Sunday, January 23, 2011

Pride should consist in doing your job in the best possible manner.

How this diary did knew about what will happen today at office or what all things I might be thinking by today evening? This is what I thought first when I opened my diary on 21st Jan 2011, coz for every day there is a good quote written on it. Its all about my work. Anyways, we lost almost 7 lakh this month, where we could have made easy billings of 10 lakh, which would have landed in 25000 rs as incentive. Among the 7 offer rejects 3 were mine, rest shared by individual colleagues. This was the golden opportunity to increase my performance record, which now turned out to be a messed up situation. 3 of them were very much interested with the pay offered but, 2 of them ended up asking much more and 1 now saying he was never even interested for this. My TL didn’t shout at me till now but, had a team meeting were it was been discussed and asking me explanation for the offer rejects. My points couldn’t convince them, cant blame my team neither my boss, but just my time that’s all. Anyways it’s a big loss for the management, my team and the greatest for me. This really affected my performance today, couldn’t concentrate and was feeling insecure about the other candidates who are in the pipeline. What next moment brings is the most difficult part.


All my pride, the comfort I was feeling with my work environment and the company, started making me feel much suffocated. Maybe I shouldn’t stay here longer, maybe the time has come to get married, maybe I should start looking for some other kind of jobs, maybe I should have some break,maybe, maybe. Thoughts started running through my heard as if someone is talking or shouting beside me and me also shouting-shouting. As if life is de-motivating me, as if life is laughing on me. When things go wrong, your thoughts will be many, you will start thinking from the 1st failure you might’ve faced, till now. Also about what all you may loose tomorrow. Not even being able to concentrate on any one. Nothing is different with me. I was feeling damn bad, about everything.

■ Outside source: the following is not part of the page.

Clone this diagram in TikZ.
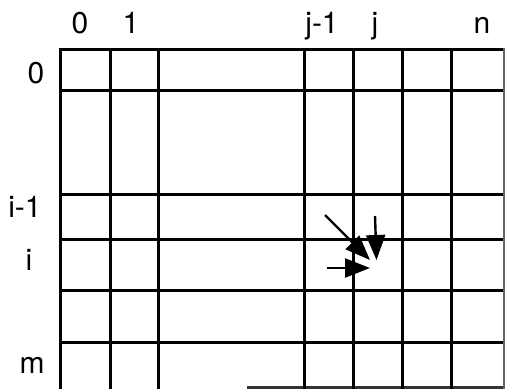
\documentclass[tikz,border=0pt]{standalone}
\usepackage{fontspec}
\setmainfont{TeX Gyre Heros}
\usetikzlibrary{arrows.meta}
\tikzset{
  gridline/.style={line width=3pt, line cap=butt},
  lbl/.style={anchor=base, inner sep=0pt, font=\fontsize{30}{36}\selectfont},
  dparrow/.style={line width=2.4pt, -{Triangle[length=25pt,width=19pt]}}
}
\begin{document}
\begin{tikzpicture}[x=1pt,y=-1pt]
\useasboundingbox (0,0) rectangle (505,388);
% horizontal grid lines
\foreach \y in {49.5,90,194.5,239,290,342} {
  \draw[gridline] (59,\y) -- (506,\y);
}
\draw[gridline, black!80] (247,387.5) -- (506,387.5);
% vertical grid lines
\foreach \x in {60.5,110.5,158.5,304,353,402,451.5} {
  \draw[gridline] (\x,48) -- (\x,390);
}
\draw[gridline, black!60] (504.5,48) -- (504.5,390);
% column labels
\node[lbl] (c0) at (80,33) {0};
\node[lbl] (c1) at (131,33) {1};
\node[lbl] (cj1) at (322,33) {j-1};
\node[lbl] (cj) at (375,33) {j};
\node[lbl] (cn) at (482,33) {n};
% row labels
\node[lbl] (r0) at (36,83) {0};
\node[lbl] (ri1) at (25,217) {i-1};
\node[lbl] (ri) at (29,270) {i};
\node[lbl] (rm) at (32,373) {m};
% arrows
\coordinate (dS) at (325,215);
\coordinate (dT) at (370,260);
\coordinate (vS) at (375,216);
\coordinate (vT) at (376.5,260);
\coordinate (hS) at (326.5,268);
\coordinate (hT) at (370,268);
\draw[dparrow] (dS) -- (dT);
\draw[dparrow] (vS) -- (vT);
\draw[dparrow] (hS) -- (hT);
\end{tikzpicture}
\end{document}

I felt like my God is angry with me, or maybe wants to convey me something. Decided to fill today’s page in ma diary after my usual small prayer. Todays thought moved me really. “Pride should consist in doing your job in the best possible manner”. Great thought for today’s happening, I understood. I do my job with complete sincerity, I never process any profile just for the heck of putting a profile. But, when things turned around like this, I was feeling very much discouraged. Once I opened this diary and read this thought, I felt as if this was written for me, that much relaxation it gave me. My fault is not there, so I shouldn’t get disheartened. Rather, I must feel pride on myself, I am doing my job in the best possible manner that I can do. I am doing my best I know, I need to prove this. Now I'm waiting for that great day.

Saturday, January 22, 2011

Better late than Never

Wow! So now I'm in 2011. Again God blessed me with the priviledged to reach upto this year. Tagged my heading to 'Waiting for a blessed yr 2011' in Orkut, lets see what all blessings am I gonna get this year. Whether it'll be the same as 2010, or this year shows me something great. I suppose this year must bring many good news, so is it should be. :)

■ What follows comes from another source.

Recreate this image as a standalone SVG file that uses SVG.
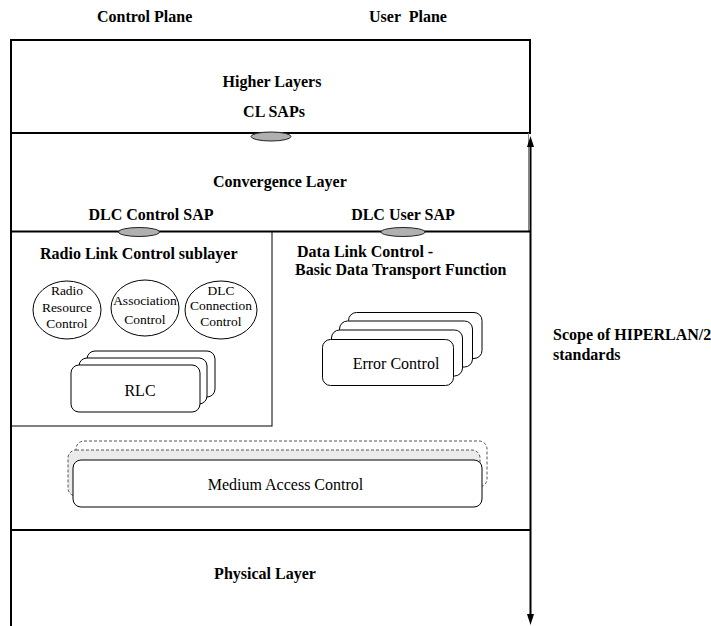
<svg xmlns="http://www.w3.org/2000/svg" width="711" height="626" viewBox="0 0 711 626">
<defs>
<style>
.b{font-family:"Liberation Serif","Times New Roman","DejaVu Serif",serif;font-weight:bold;font-size:16px;fill:#000}
.r{font-family:"Liberation Serif","Times New Roman","DejaVu Serif",serif;font-size:16px;fill:#000}
.s{font-family:"Liberation Serif","Times New Roman","DejaVu Serif",serif;font-size:13.5px;fill:#000}
.frame{fill:none;stroke:#000;stroke-width:2}
.thin{fill:none;stroke:#000;stroke-width:1}
.card{fill:#fff;stroke:#000;stroke-width:1}
.dash{stroke:#555;stroke-width:1;stroke-dasharray:3 2}
.sap{fill:#b0b0b0;stroke:#222;stroke-width:1}
.circ{fill:#fff;stroke:#000;stroke-width:1}
</style>
<marker id="ah" viewBox="0 -4 12 8" refX="0" refY="0" markerWidth="12" markerHeight="8" markerUnits="userSpaceOnUse" orient="auto-start-reverse">
<path d="M0,-3.5 L11,0 L0,3.5 z" fill="#000"/>
</marker>
</defs>
<rect width="711" height="626" fill="#fff"/>

<text class="b" x="97" y="22" font-size="15">Control Plane</text>
<text class="b" x="369" y="22" font-size="15" xml:space="preserve">User  Plane</text>

<g id="higher-layers">
<rect class="frame" x="11" y="40" width="519" height="93"/>
<text class="b" x="272" y="87" text-anchor="middle">Higher Layers</text>
<text class="b" x="274" y="117" text-anchor="middle">CL SAPs</text>
</g>

<g id="convergence-layer">
<line class="frame" x1="11" y1="133" x2="11" y2="231"/>
<line x1="528.5" y1="133" x2="528.5" y2="231" stroke="#888" stroke-width="1"/>
<text class="b" x="213" y="187">Convergence Layer</text>
<text class="b" x="151" y="220" text-anchor="middle">DLC Control SAP</text>
<text class="b" x="403" y="220" text-anchor="middle">DLC User SAP</text>
</g>

<g id="dlc-layer">
<line class="frame" x1="11" y1="231.5" x2="530" y2="231.5"/>
<line class="frame" x1="11" y1="231" x2="11" y2="530"/>
<text class="b" x="297" y="257">Data Link Control -</text>
<text class="b" x="295" y="275">Basic Data Transport Function</text>
</g>

<g id="rlc-sublayer">
<rect class="thin" x="11" y="231.5" width="261" height="194.5"/>
<text class="b" x="40" y="259">Radio Link Control sublayer</text>
</g>

<g id="radio-resource-control">
<ellipse class="circ" cx="67" cy="310" rx="34" ry="29"/>
<text class="s" x="67" y="295" text-anchor="middle">Radio</text>
<text class="s" x="67" y="312" text-anchor="middle">Resource</text>
<text class="s" x="67" y="328" text-anchor="middle">Control</text>
</g>

<g id="association-control">
<ellipse class="circ" cx="145" cy="308" rx="34" ry="28"/>
<text class="s" x="145" y="305" text-anchor="middle">Association</text>
<text class="s" x="145" y="324" text-anchor="middle">Control</text>
</g>

<g id="dlc-connection-control">
<ellipse class="circ" cx="221" cy="310" rx="36" ry="29"/>
<text class="s" x="221" y="295" text-anchor="middle">DLC</text>
<text class="s" x="221" y="310" text-anchor="middle">Connection</text>
<text class="s" x="221" y="326" text-anchor="middle">Control</text>
</g>

<g id="rlc">
<rect class="card" x="87" y="351" width="128" height="46" rx="8"/>
<rect class="card" x="79" y="358" width="128" height="46" rx="8"/>
<rect class="card" x="71" y="365" width="129" height="47" rx="8"/>
<text class="r" x="140" y="396" text-anchor="middle">RLC</text>
</g>

<g id="error-control">
<rect class="card" x="348.5" y="312.5" width="133.5" height="46" rx="8"/>
<rect class="card" x="339.5" y="321" width="133" height="46" rx="8"/>
<rect class="card" x="331.5" y="330" width="131" height="46" rx="8"/>
<rect class="card" x="322.5" y="339.5" width="131" height="46" rx="8"/>
<text class="r" x="396" y="369" text-anchor="middle">Error Control</text>
</g>

<g id="medium-access-control">
<rect class="dash" x="76" y="441" width="411" height="46" rx="8" fill="#fff"/>
<rect class="dash" x="68" y="450" width="412" height="46" rx="8" fill="#ebebeb"/>
<rect class="card" x="73" y="460" width="409" height="47" rx="8"/>
<text class="r" x="285.5" y="490" text-anchor="middle">Medium Access Control</text>
</g>

<g id="physical-layer">
<line class="frame" x1="11" y1="530" x2="530" y2="530"/>
<line class="frame" x1="11" y1="530" x2="11" y2="626"/>
<text class="b" x="265" y="579" text-anchor="middle">Physical Layer</text>
</g>

<g id="saps">
<ellipse id="cl-sap" class="sap" cx="271" cy="136.5" rx="20" ry="4.5"/>
<ellipse id="dlc-control-sap" class="sap" cx="139" cy="232" rx="20.5" ry="4.5"/>
<ellipse id="dlc-user-sap" class="sap" cx="403" cy="232" rx="22" ry="4.5"/>
</g>

<g id="connectors">
<line x1="530.5" y1="147" x2="530.5" y2="614" stroke="#000" stroke-width="2" marker-start="url(#ah)" marker-end="url(#ah)"/>
</g>

<g id="scope-label">
<text class="b" x="553" y="340">Scope of HIPERLAN/2</text>
<text class="b" x="553" y="360">standards</text>
</g>
</svg>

Promise Verse which I got for this yr 2011 is from Deuteronomy 28:6, "Blessed shall thou be when thou comest in, and blessed shall thou be when thou goest out". What more promise should I need to look forward in the coming yr? We have this system is our church, all the members/people present in the church for the wholenight prayer/Watchnight Service will be getting a verse from The Holy Bible, which will be your promise verse for the next yr. Always I've got the best verses I am eligible to receive. So hoping for the best dis yr too.

My last yr was never an easy one. Anyways I am very happy that the end was gr8 when compared to the start. I had started with hopes as usual, but I was looking out for job and obviuosly enjoying the lazy days at home, ma sweet home. It was all without an idea of how things will be. I also had some bad times in between, where I felt very much disastrous. But, the end was awesome. I had a job which I got through mine own efforts, a 10 digit salary, a small apartment which I'd taken on rent, dearest frds I've always cherished, happily living on my own. All these were my dreams, God showed His care and kindness on me once again as He always did with me. There wee many times, I felt that things are moving very bad around me, hopeless are the situations, but He never left me alone, showed me those verses which could build me up again on a stronger faith, make me more bold and courageous, giving me confidence that I can survive amidst whatever situation I have or am going to face. My Jesus is Alive and His love and care is all that I need to live in this world(definitely I need ma family and friends which also God has given me the best I believe). I am happy with everything that I have than those I had wanted and dont have.

Thanks to all my lovely friends and relations I've now and those I ever had, whether they are a part of me now or not, but many of whom I have met and shared some or other kind of friendship has taught me many lessons to succeed in life. All of them directly or indirectly have helped me in becoming a better human being, from where I was to what I am now.